Dort sieht man sich doch mit gleichgearteten Problemen konfrontiert.
Also sollte man einen Fonds einrichten, der das Geld nicht primär
den Haushaltsvorständen offeriert. Alternativ dazu könnte
es beispielsweise einer Musikschule zur Verfügung gestellt werden,
die es zweckgebunden für ein „Armen-Stipendium“ verwendet.
Dieses Geld wird dann definitv nicht in Hochprozentiges oder den Empfang
von verschlüsseltem Hartz-TV umgerubelt. Was die Versorgung der
Kinder mit dem Lebensnotwendigen anlangt, so ist das alte Hausmittelchen
der Gutscheinwirtschaft doch sehr probat. Wenn also ein Sozialarbeiter
oder Jugendamts-Bediensteter eine sozial abschüssige Sippe aufsucht
und zerlumpte Kinder antrifft, so sollte er durchaus das Recht haben,
die Kinder – wenn's nötig ist unter Polizeibedeckung –
in das nächste Konfektionsgeschäft mitzunehmen und sie einzukleiden.

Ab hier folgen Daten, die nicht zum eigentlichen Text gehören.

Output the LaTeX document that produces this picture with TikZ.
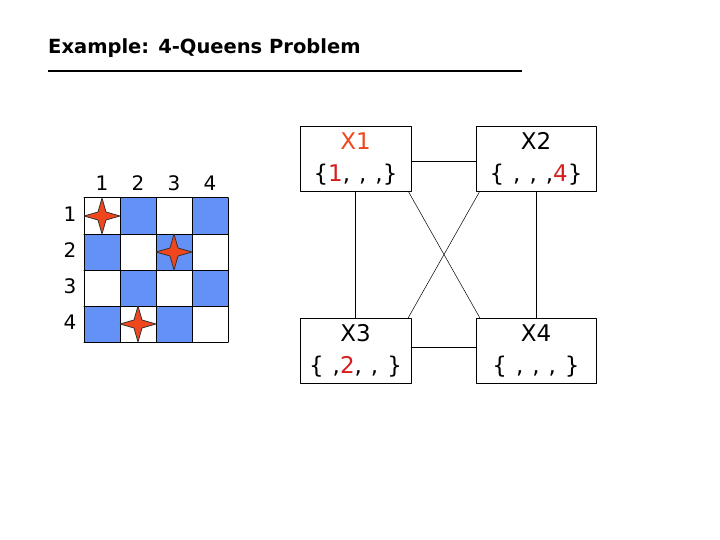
\documentclass[tikz,border=0pt]{standalone}
\usepackage{fontspec}
\setmainfont{DejaVu Sans}
\definecolor{boardblue}{RGB}{100,145,245}
\definecolor{queenred}{RGB}{240,70,30}
\definecolor{valred}{RGB}{215,30,30}
\tikzset{
    varbox/.style={draw, minimum width=111pt, minimum height=65pt, inner sep=0pt, align=center, font=\fontsize{23}{32}\selectfont},
    label num/.style={font=\fontsize{20}{22}\selectfont},
    queen/.style={fill=queenred, draw=black!80, line width=0.8pt},
}
\newcommand{\qstar}[2]{\draw[queen] (#1,#2-18) -- (#1+4,#2-4) -- (#1+18,#2) -- (#1+4,#2+4) -- (#1,#2+18) -- (#1-4,#2+4) -- (#1-18,#2) -- (#1-4,#2-4) -- cycle;}
\newcommand{\gap}{\hspace{9pt}}
\begin{document}
\begin{tikzpicture}[x=1pt, y=-1pt, line cap=round, line join=round]
    \useasboundingbox (0,0) rectangle (720,540);

    % title
    \node[anchor=west, font=\bfseries\fontsize{19.5}{22}\selectfont, inner sep=0pt] (title) at (48,48) {Example: 4-Queens Problem};
    \draw[line width=2.5pt, line cap=butt] (48,71) -- (522,71);

    % parameters of the board
    \def\cs{36}
    \def\bx{84}
    \def\by{198}

    % squares
    \foreach \r in {1,...,4}{
        \foreach \c in {1,...,4}{
            \pgfmathsetmacro{\x}{\bx+(\c-1)*\cs}
            \pgfmathsetmacro{\y}{\by+(\r-1)*\cs}
            \pgfmathtruncatemacro{\odd}{mod(\r+\c,2)}
            \ifnum\odd=1
                \fill[boardblue] (\x,\y) rectangle ++(\cs,\cs);
            \fi
        }
    }
    \foreach \k in {0,...,4}{
        \draw[line width=1pt] (\bx+\k*\cs,\by) -- (\bx+\k*\cs,\by+4*\cs);
        \draw[line width=1pt] (\bx,\by+\k*\cs) -- (\bx+4*\cs,\by+\k*\cs);
    }

    % row and column numbers
    \foreach \k in {1,...,4}{
        \node[label num] (col\k) at (\bx+\k*\cs-18,183) {\k};
        \node[label num] (row\k) at (70,\by+\k*\cs-20) {\k};
    }

    % queens
    \qstar{102}{216}
    \qstar{174}{252}
    \qstar{138}{324}

    % variables
    \node[varbox] (x1) at (355.5,158.5) {\textcolor{queenred}{X1}\\\{\textcolor{valred}{1},\gap,\gap,\}};
    \node[varbox, minimum width=120pt] (x2) at (536,158.5) {X2\\\{\gap,\gap,\gap,\textcolor{valred}{4}\}};
    \node[varbox] (x3) at (355.5,350.5) {X3\\\{\gap,\textcolor{valred}{2},\gap,\gap\}};
    \node[varbox, minimum width=120pt] (x4) at (536,350.5) {X4\\\{\gap,\gap,\gap,\gap\}};

    % constraints
    \draw[line width=0.5pt] ([yshift=-3pt]x1.east) -- ([yshift=-3pt]x2.west);
    \draw[line width=0.5pt] ([yshift=3pt]x3.east) -- ([yshift=3pt]x4.west);
    \draw[line width=0.5pt] (x1.south) -- (x3.north);
    \draw[line width=0.5pt] (x2.south) -- (x4.north);
    \draw[line width=0.5pt] ([xshift=-3pt]x1.south east) -- ([xshift=4pt]x4.north west);
    \draw[line width=0.5pt] ([xshift=4pt]x2.south west) -- ([xshift=-3pt]x3.north east);
\end{tikzpicture}
\end{document}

Und was das Beste ist: Er sollte im Nachgang auch kontrollieren können,
ob die Klamotten nicht zwischenzeitlich im Second-Hand-Laden gelandet
sind, um den Alten das feuchte Hobby zu finanzieren. Wenn das passiert,
dann sollte auch eine harte staatlichen Klatsche wie Freiheitsentzug
gerechtfertigt sein. Hier kann dann, weil man einer kriminellen Energie
begegnet, getrost auf die Mittel staatlichen Zwanges und der Repression,
der staatlichen Bevormundung zurückgegriffen werden. Denn es erscheint
uns sicher, dass die noch im Werden begriffene Entwicklung des Kindes
mit ihren noch unverbauten Potentialen ein höheres Rechtsgut darstellt,
als die Persönlichkeitsrechte von „erwachsenen“ Eltern,
die nachhaltig unter Beweis gestellt haben, dass sie der ihnen übertragenen
Verantwortung nicht gerecht wurden. Rechte müssen immer unlösbar
mit Pflichten vergesellschaftet sein. Erfüllen Eltern diese Pflichten
nicht, weil sie ganz einfach asozial sind, so müssen auch ihre
Rechte adäquat beschnitten werden.
Doch hier dämmert bereits das nächste Problem am Horizont
herauf: Die für diese Maßnahmen nötige Armee von Kontrolleuren
und nachgeordenten Instanzen kostet ein Vielfaches der angedachten Unterstützungsleistungen.
Summiert man das alles, dann kann man schon wieder überlegen, ob
man für diese Beträge nicht besser ein ordentliches Arbeitsmarkt-
und Erziehungsprogramm auflegen könnte. Wichtig aber bei allem,
was überlegt, diskutiert und angedacht wird ist eines, was dieser
Staat seit Anbeginn vermissen lässt: Überschaubarkeit, Berechenbarkeit
und Konsequenz. Und wie der Herr – so's Gescherr!